Our ongoing series reviewing audio adaptations of Science Fiction, Fantasy, and Horror works. Note that these reviews may contain spoilers.
By John J. Joex
Book Rating: 4 out of 5 Stars (Combined Rating for All Three Books)
Audio Book Rating: 4 ½ out of 5 Stars
Synopsis: The Tripods Trilogy by John Christopher consists of three books: The White Mountains, The City of Gold and Lead, and The Pool of Fire. The story takes place a few hundred years in the future when the Earth is lorded over by giant metal tripods that have destroyed modern civilization and have set humanity back to technological and societal levels akin to the Medieval times. At the age of fourteen, all humans are capped with a metal, mesh fitting attached to their head which makes them docile and obedient to the tripods. However, there is still a small group of humans who have retained their free will and have started a resistance movement. One of these people, the “vagrant” Ozymandias, approaches a boy who lives in England, Will Parker, shortly before he is to be capped to recruit him to the resistance. Will agrees to go join with Ozymandias who gives him a map to the “White Mountains” (the Swiss Alps). Will flees from his village with his cousin Henry and along the way they meet up with a French boy named Jean-Paul (whom they nickname “Beanpole”). They reach the White Mountains after several adventures and narrowly escaping the clutches of pursuing tripods. Once there, they become involved with a plot to infiltrate the domed cities of the tripods (there are three across the Earth) and then later in a desperate attempt to destroy these cities.

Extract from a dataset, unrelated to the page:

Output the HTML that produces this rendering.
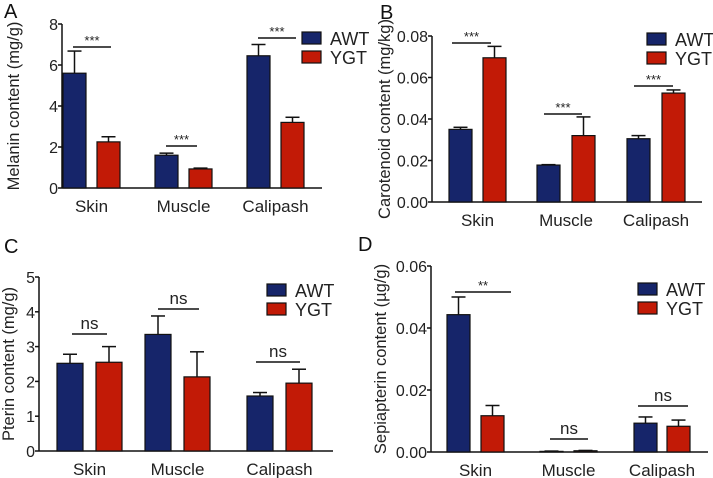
<!DOCTYPE html>
<html><head><meta charset="utf-8"><style>
html,body{margin:0;padding:0;background:#fff}
svg{display:block;font-family:"Liberation Sans",Arial,sans-serif}
</style></head><body>
<svg id="fig" width="713" height="478" viewBox="0 0 713 478"></svg>
<script>
const categories = ["Skin","Muscle","Calipash"];
const seriesNames = ["AWT","YGT"];
// Panel A melanin
const melaninAWT = [5.6,1.6,6.45], melaninAWTerr = [1.08,0.1,0.55];
const melaninYGT = [2.25,0.93,3.2], melaninYGTerr = [0.25,0.04,0.25];
const melaninTicks = ["0","2","4","6","8"];
// Panel B carotenoid
const caroAWT = [0.035,0.0178,0.0305], caroAWTerr = [0.001,0.0002,0.0015];
const caroYGT = [0.0695,0.032,0.0525], caroYGTerr = [0.0055,0.009,0.0015];
const caroTicks = ["0.00","0.02","0.04","0.06","0.08"];
// Panel C pterin
const pterinAWT = [2.52,3.35,1.58], pterinAWTerr = [0.26,0.53,0.1];
const pterinYGT = [2.55,2.13,1.95], pterinYGTerr = [0.45,0.72,0.4];
const pterinTicks = ["0","1","2","3","4","5"];
// Panel D sepiapterin
const sepiAWT = [0.0443,0.0002,0.0093], sepiAWTerr = [0.0057,0.0001,0.002];
const sepiYGT = [0.0117,0.0004,0.0083], sepiYGTerr = [0.0033,0.0001,0.002];
const sepiTicks = ["0.00","0.02","0.04","0.06"];
const sigA = ["***","***","***"], sigB = ["***","***","***"], sigC = ["ns","ns","ns"], sigD = ["**","ns","ns"];

const NS="http://www.w3.org/2000/svg";
const svg=document.getElementById('fig');
function mk(tag,attrs,parent,text){const e=document.createElementNS(NS,tag);for(const k in attrs)e.setAttribute(k,attrs[k]);if(text!==undefined)e.textContent=text;(parent||svg).appendChild(e);return e;}

function panel(p){
  const g=mk('g',{});
  
  
  const ymax=parseFloat(p.ticks[p.ticks.length-1]);
  const y=v=>p.y0-(v/ymax)*(p.y0-p.ytop);
  const lbl=mk('text',{x:p.lx,y:p.ly,'font-size':20,fill:'#111'},g,p.letter);
  
  
  const ya=mk('line',{x1:p.ax,y1:p.ytop,x2:p.ax,y2:p.y0,stroke:'#111','stroke-width':1.5},g);
  
  
  const xa=mk('line',{x1:p.ax,y1:p.y0,x2:p.xend,y2:p.y0,stroke:'#111','stroke-width':1.5},g);
  
  
  p.ticks.forEach(t=>{
    const yy=y(parseFloat(t));
    mk('line',{x1:p.ax-4,y1:yy,x2:p.ax,y2:yy,stroke:'#111','stroke-width':1.5},g);
    const tt=mk('text',{x:p.ax-4,y:yy+6,'font-size':16,'text-anchor':'end',fill:'#222'},g,t);
    
    
  });
  const ymid=(p.ytop+p.y0)/2;
  const yt=mk('text',{x:p.ytx,y:ymid,'font-size':16.5,'text-anchor':'middle',fill:'#222',transform:`rotate(-90 ${p.ytx} ${ymid})`},g,p.title);
  
  
  const cols=['#16256a','#c21a06'];
  categories.forEach((c,i)=>{
    const vals=[p.a[i],p.b[i]], errs=[p.ae[i],p.be[i]];
    for(let s=0;s<2;s++){
      const x0=p.bx[i][s], v=vals[s];
      const top=y(v), et=y(v+errs[s]);
      const cx=x0+p.bw/2;
      const el=mk('line',{x1:cx,y1:top,x2:cx,y2:et,stroke:'#111','stroke-width':1.5},g);
      
      
      mk('line',{x1:cx-7,y1:et,x2:cx+7,y2:et,stroke:'#111','stroke-width':1.5},g);
      const r=mk('rect',{x:x0,y:top,width:p.bw,height:Math.max(p.y0-top,0.5),fill:cols[s],stroke:'#111','stroke-width':1.2},g);
      
      
    }
    const cl=mk('text',{x:(p.bx[i][0]+p.bx[i][1]+p.bw)/2,y:p.y0+24,'font-size':17,'text-anchor':'middle',fill:'#222'},g,c);
    
    
    const sl=p.sig[i];
    const ln=mk('line',{x1:sl[0],y1:sl[2],x2:sl[1],y2:sl[2],stroke:'#111','stroke-width':1.5},g);
    
    
    const isns=p.sigt[i]==='ns';
    const st=mk('text',{x:(sl[0]+sl[1])/2,y:sl[2]-(isns?5:2),'font-size':isns?17:13,'text-anchor':'middle',fill:'#222'},g,p.sigt[i]);
    
    
  });
  seriesNames.forEach((n,s)=>{
    const sw=mk('rect',{x:p.leg[0],y:p.leg[1]+s*19,width:19,height:12,fill:cols[s],stroke:'#111','stroke-width':1.2},g);
    
    
    const lt=mk('text',{x:p.leg[0]+28,y:p.leg[1]+s*19+13,'font-size':18,fill:'#222'},g,n);
    
    
  });
}

panel({letter:'A',lx:4,ly:18,ax:62,ytop:24,y0:188,xend:322,ytx:19,title:'Melanin content (mg/g)',ticks:melaninTicks,
  a:melaninAWT,ae:melaninAWTerr,b:melaninYGT,be:melaninYGTerr,bw:23,
  bx:[[63,97],[155,189],[247,281]],sig:[[73,111,47],[166,197,146],[258,296,38]],sigt:sigA,leg:[302,32]});
panel({letter:'B',lx:380,ly:19,ax:432,ytop:36,y0:202,xend:702,ytx:390,title:'Carotenoid content (mg/kg)',ticks:caroTicks,
  a:caroAWT,ae:caroAWTerr,b:caroYGT,be:caroYGTerr,bw:23,
  bx:[[449,483],[537,572],[627,662]],sig:[[452,491,43],[544,582,114],[634,673,86]],sigt:sigB,leg:[647,33]});
panel({letter:'C',lx:4,ly:253,ax:39,ytop:277,y0:451,xend:333,ytx:14,title:'Pterin content (mg/g)',ticks:pterinTicks,
  a:pterinAWT,ae:pterinAWTerr,b:pterinYGT,be:pterinYGTerr,bw:26,
  bx:[[57,96],[145,184],[247,286]],sig:[[72,107,334],[158,199,309],[256,300,362]],sigt:sigC,leg:[267,284]});
panel({letter:'D',lx:358,ly:251,ax:431,ytop:266,y0:452,xend:708,ytx:386,title:'Sepiapterin content (µg/g)',ticks:sepiTicks,
  a:sepiAWT,ae:sepiAWTerr,b:sepiYGT,be:sepiYGTerr,bw:23,
  bx:[[447,481],[540,574],[634,667]],sig:[[455,511,292],[550,588,439],[638,688,406]],sigt:sigD,leg:[638,283]});
</script>
</body></html>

Review/Commentary: The Tripods books are a young adult series written by John Christopher back in the late 60’s, but they have broader appeal beyond their target audience and have had some degree of staying power probably because many older science fiction fans fondly remember reading them in their younger years. I recall these as among the earliest genre books that I encountered along with the classics by H.G. Wells, Edgar Rice Burroughs, Jules Verne and more. I read them as a kid and have revisited them several times since then, and seeing the audio book versions prompted me to give them yet another spin.
As noted, these are written for a younger audience and thus take a rather simplistic approach to their story, glossing over some details and keeping the action moving at the expense of more indepth story-telling. Not that this is a stumbling point for the books, but I mention it just to set expectations for those approaching them for the first time. What the books succeed at is capturing the sense of wonder, mystery, and adventure that appeals to its youthful audience as well as those still young of heart. The books are definitely quite fun to read even if they are a bit sparse at times.
This series definitely offers a good introduction to science fiction literature for younger readers, but as mentioned, older readers can enjoy them as well. Though as a note, it was targeted specifically at a young male audience, so it has very little in the way of female characters. Christopher did write a prequel book in the late 80’s that goes back and chronicles the actual invasion (When the Tripods Came). That book is okay, but has a very different feel from the original trilogy and is not essential to understanding the story (the events elaborated on in the prequel book are touched on in The City of Gold and Lead). Also, the BBC did a television adaptation of the books in the 80’s. It ran for two seasons and covered the first two books, but was unfortunately cancelled before the final book could be adapted.
Comments on the Audio Book: The audio book versions of the Tripods Trilogy are narrated by William Gaminara, and as I started to listen to the first book I originally felt he might not have been the best choice as voice talent. The books themselves are narrated in the first person by the lead character Will Parker and it seems strange to hear the elderly voice of Gaminara reading for him. It seemed that it would have made more sense to have a younger voice reading the books since this is all told from Will’s perspective. But I found that I quickly warmed to Gaminara’s narration, especially considering the various accents he leant to the reading. So even though I had some initial reservations, I ultimately believe he was an excellent choice as narrator. Each of the books is relatively brief in length and you can get through the audio versions of all three in about sixteen hours (less time than the first Dune book and much less time than Hyperion). There is also an audio book version of the prequel available which Gaminara reads as well. All of these are available for download from Audible.com.